El problema de la limpieza es que aún arrastrábamos los métodos del siglo anterior.  En 1967, el entonces alcalde, Guillermo Verdejo Vivas, mandó que fueran los funcionarios municipales los que se encargaran de la recogida de la basura e hizo un llamamiento a la población para que empleara cubos de basura que debían de depositar en los portales de las viviendas. A pesar de los intentos del alcalde de cambiar el viejo sistema de recogida, los basureros antiguos con sus carros de mulas siguieron visitando las casas y ejerciendo su oficio, hasta que un año después, en enero de 1968, el señor Verdejo ordenó que quedara totalmente prohibida la recogida privada ajena a los servicios municipales, no permitiendo la circulación de los carros por tracción animal, considerados como “antiestéticos, antihigiénicos y vergüenza de toda comunidad bien organizada”. A partir de ese momento se empezaron a ver en Almería, colocadas en las puertas de las casas, las primeras bolsas de basura que acabarían imponiéndose. 

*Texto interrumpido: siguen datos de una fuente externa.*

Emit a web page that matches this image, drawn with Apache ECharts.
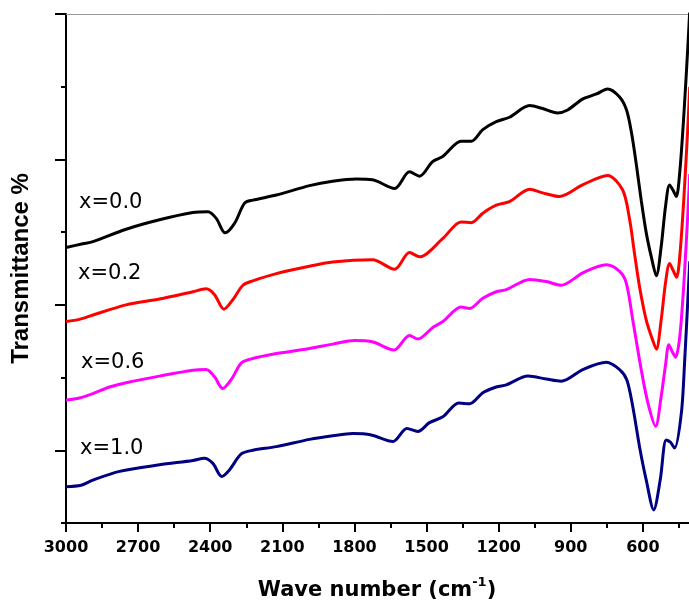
<!DOCTYPE html>
<html>
<head>
<meta charset="utf-8">
<script src="https://cdn.jsdelivr.net/npm/echarts@6/dist/echarts.min.js"></script>
<style>html,body{margin:0;padding:0;background:#fff}#c{width:689px;height:603px}</style>
</head>
<body>
<div id="c"></div>
<script>
// Wave numbers (cm-1) and transmittance values (arbitrary offset units)
const waveX00 = [3000,2930,2888,2750,2611,2472,2410,2375,2338,2299,2257,2223,2125,1987,1891,1792,1725,1633,1571,1529,1475,1433,1356,1314,1266,1210,1155,1071,1017,955,913,851,793,747,697,668,647,626,607,586,565,544,524,506,489,475,461,447,430,413,405];
const transX00 = [37.9,38.4,38.7,40.4,41.7,42.7,42.8,41.9,39.9,41.2,44.0,44.4,45.1,46.4,47.0,47.3,47.2,46.0,48.3,47.7,49.7,50.4,52.5,52.5,54.1,55.2,55.8,57.4,57.0,56.4,56.8,58.3,59.0,59.7,58.6,56.8,53.6,49.0,44.4,39.9,36.6,34.0,38.0,43.5,46.5,45.8,44.9,48.1,55.9,65.5,70.5];

const waveX02 = [3000,2944,2888,2750,2611,2472,2417,2382,2343,2306,2264,2223,2125,1987,1891,1725,1633,1571,1529,1433,1356,1314,1266,1210,1155,1071,1017,947,851,747,684,655,635,614,586,560,544,524,506,489,475,460,447,430,413,405];
const transX02 = [27.7,28.0,28.6,30.0,30.8,31.8,32.2,31.4,29.4,30.7,32.7,33.3,34.3,35.3,35.9,36.2,34.9,37.2,36.6,39.1,41.4,41.3,42.6,43.7,44.2,45.9,45.4,44.9,46.5,47.8,45.8,41.7,37.1,32.5,27.9,25.2,23.9,27.9,33.0,35.7,34.8,33.8,36.5,44.4,54.5,60.0];

const waveX06 = [3000,2944,2888,2819,2750,2611,2472,2417,2382,2348,2313,2271,2236,2125,1987,1890,1800,1723,1636,1571,1536,1474,1432,1356,1321,1266,1210,1168,1071,1002,940,850,752,697,669,642,607,579,547,524,506,492,477,464,447,430,413,405];
const transX06 = [16.9,17.2,17.8,18.7,19.3,20.2,21.0,21.1,20.1,18.5,19.7,22.0,22.5,23.3,24.0,24.6,25.1,24.9,23.8,25.8,25.3,26.9,27.7,29.7,29.5,30.9,31.8,32.1,33.5,33.2,32.7,34.4,35.5,34.6,33.0,27.9,21.1,16.5,13.3,17.4,21.7,24.5,23.5,22.8,25.5,32.7,42.6,48.0];

const waveX10 = [3000,2937,2888,2777,2611,2472,2424,2389,2352,2320,2271,2223,2125,1987,1890,1807,1730,1640,1582,1536,1488,1432,1366,1321,1266,1210,1168,1078,1002,940,850,752,697,667,642,614,586,555,528,503,485,468,440,426,413,405];
const transX10 = [5.0,5.2,5.9,7.1,8.0,8.6,8.9,8.2,6.4,7.3,9.5,10.0,10.5,11.5,12.0,12.3,12.1,11.2,13.0,12.6,13.8,14.6,16.5,16.4,17.9,18.7,19.0,20.2,19.8,19.5,21.1,22.1,21.1,19.7,16.0,10.5,5.9,1.8,5.9,11.4,11.1,10.3,15.1,22.4,30.7,36.0];

const seriesNames = ['x=0.0','x=0.2','x=0.6','x=1.0'];
const seriesColors = ['#000000','#ff0000','#ff00ff','#000080'];
const xTicks = [600,900,1200,1500,1800,2100,2400,2700,3000];

const waves = [waveX00, waveX02, waveX06, waveX10];
const trans = [transX00, transX02, transX06, transX10];

const chart = echarts.init(document.getElementById('c'), null, {renderer:'canvas'});
const labelPos = [[79,204],[78,275],[81,364],[80,450]];

const option = {
  animation: false,
  backgroundColor: '#fff',
  grid: { left: 66, top: 14, width: 649, height: 509, containLabel: false, outerBoundsMode: 'none' },
  xAxis: [{
    type: 'value', inverse: true, min: 300, max: 3000, interval: 300,
    axisLine: { show: true, onZero: false, lineStyle: { color: '#000', width: 2 } },
    axisTick: { show: true, inside: false, length: 9, lineStyle: { color: '#000', width: 2 } },
    minorTick: { show: true, splitNumber: 2, length: 5, lineStyle: { color: '#000', width: 2 } },
    splitLine: { show: false },
    axisLabel: { margin: 17, fontFamily: 'DejaVu Sans', fontWeight: 'bold', fontSize: 16, color: '#000',
      formatter: v => (xTicks.indexOf(v) >= 0 ? String(v) : '') },
    name: '{main|Wave number (cm}{sup|-1}{main|)}', nameLocation: 'middle', nameGap: 53,
    nameTextStyle: { fontFamily: 'DejaVu Sans', fontWeight: 'bold', fontSize: 21, color: '#000',
      padding: [0, 27, 0, 0],
      rich: {
        main: { fontFamily: 'DejaVu Sans', fontWeight: 'bold', fontSize: 21, color: '#000', lineHeight: 30, verticalAlign: 'middle' },
        sup: { fontFamily: 'DejaVu Sans', fontWeight: 'bold', fontSize: 13, color: '#000', lineHeight: 13, verticalAlign: 'top' }
      } }
  }, {
    type: 'value', inverse: true, min: 300, max: 3000, position: 'top',
    axisLine: { show: true, onZero: false, lineStyle: { color: '#999', width: 1 } },
    axisTick: { show: false }, axisLabel: { show: false }, splitLine: { show: false }
  }],
  yAxis: [{
    type: 'value', min: 0, max: 70, interval: 10,
    axisLine: { show: true, onZero: false, lineStyle: { color: '#000', width: 2 } },
    axisTick: { show: true, length: 5, lineStyle: { color: '#000', width: 2 } },
    axisLabel: { show: false }, splitLine: { show: false },
    name: 'Transmittance %', nameLocation: 'middle', nameGap: 33,
    nameTextStyle: { fontFamily: 'Liberation Sans', fontWeight: 'bold', fontSize: 24, color: '#000' }
  }, {
    type: 'value', min: 0, max: 70, position: 'left',
    axisLine: { show: false },
    axisTick: { show: true, length: 11, customValues: [10,30,50,70], lineStyle: { color: '#000', width: 2 } },
    axisLabel: { show: false }, splitLine: { show: false }
  }],
  series: seriesNames.map((n, i) => ({
    name: n, type: 'line', xAxisIndex: 0, yAxisIndex: 0,
    data: waves[i].map((w, k) => [w, trans[i][k]]),
    showSymbol: false, symbol: 'none', smooth: 0.3, clip: true,
    lineStyle: { color: seriesColors[i], width: 3 }, itemStyle: { color: seriesColors[i] }
  })),
  graphic: seriesNames.map((n, i) => ({
    type: 'text', left: labelPos[i][0], top: labelPos[i][1] - 12,
    style: { text: n, fontFamily: 'DejaVu Sans', fontSize: 21, fill: '#000' }
  }))
};
chart.setOption(option);
</script>
</body>
</html>
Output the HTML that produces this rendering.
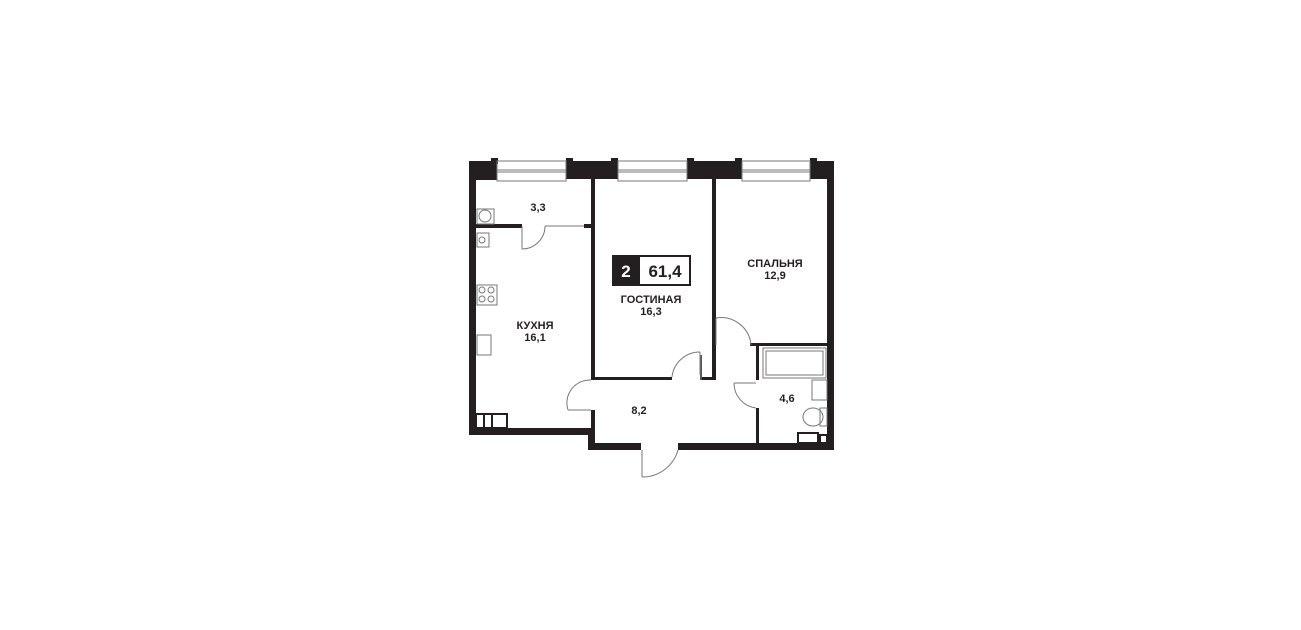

Para garantizar un sistema de recogida más higiénico, en una primera fase se adquirió una flota compuesta de tres vehículos furgones cerrados de recogida de basura domiciliaria, cuatro vehículos volquetes para la recogida en la vía pública y tres auto-cubas, las populares regadoras, para el riego de las calles. 



A los niños nos gustaba mucho la regadora porque refrescaba nuestras calles y porque su llegada era un motivo de fiesta. Cuando escuchábamos a lo lejos el sonido inconfundible del motor, echábamos a correr a su encuentro y nuestra diversión consistía en que el chófer le diera más fuerza a los chorros para que también nos mojara a nosotros. Los más valientes no se conformaban con mojarse, sino que se enganchaban en la parte de atrás y se montaban a escondidas para que el camión los paseara como héroes de calle en calle.